A few more images (even I'm getting tired!):

This was just neat. It's a bust from the Antonine period, and if I'm not mistaken, it appears that the sitter had a little goatee and mustache! I never knew that facial hair like this was ever in fashion in Roman times.

And finally, here's a Frankenbody. This head does not go with this body, folks. The head is clearly from some poor Doryphoros somewhere, and the body is something completely different, in a different type and color of marble. Oh, those wacky restorers. What will they think of next?
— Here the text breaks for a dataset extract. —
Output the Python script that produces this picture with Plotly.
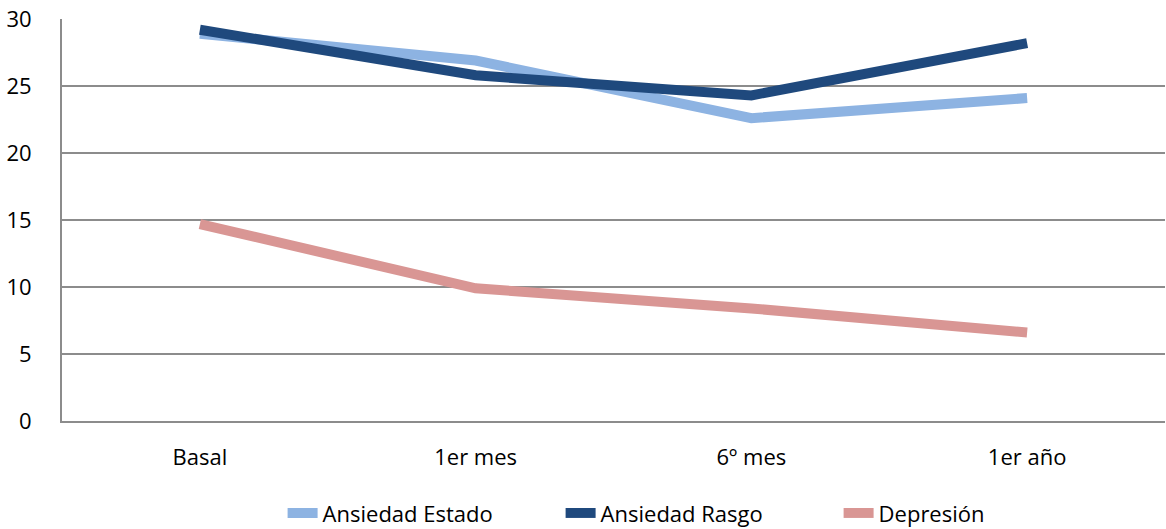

I didn't quite go home after the Vatican Museums - walked around Rome a bit and saw a few other sights - but I think I need to call it a night. If there's one thing I've learned today, it's that I'm not sure if three weeks is enough time to see everything in Rome! I am so excited, and I can't wait to see what tomorrow will bring.


  1. Is it just me, or is the head on that last sculpture proportionately smaller than the rest of the body?

    I don't think the second bird from the left is supposed to be a pelican. It looks more like a vulture to me, maybe a Lammergeier. A lot of Old World vultures have feathered neck ruffs, though this one is more pronounced than on any species that I know of.

  2. I, too was amused by the diminutive head on that last sculpture not to mention the wattle on the bird in question. Love the goats! How about the facial hair on Marcus Aurelius? These photos are wonderful! The hand of the Prima Porta appears to have had more than the index finger replaced. Your powers of resistance are greater than Lot's wife's were. Don't know if I could have done that!
    Great post!

  3. Sarah, your narrative and photos have been vastly entertaining and educational! Great photos!

  4. John, so I guess these birds aren't as wonderfully specific as the ones by Giambologna that I saw last week?

    Mama, I think you're right about the Prima Porta hand, although I think the visible crack at the wrist represents a repair rather than a restoration. My reading tells me that the first two fingers of the right hand were restored in the adlocutio gesture based on an examination of the position of the muscles and tendons on the back of the hand. Plausible, but it makes me laugh because we always, always mention the gesture when we teach the sculpture, but it's a restoration!

    Janet, I'm glad you're enjoying the blog!

  5. Sarah, I guess not. They're not as recognizable to me, anyway.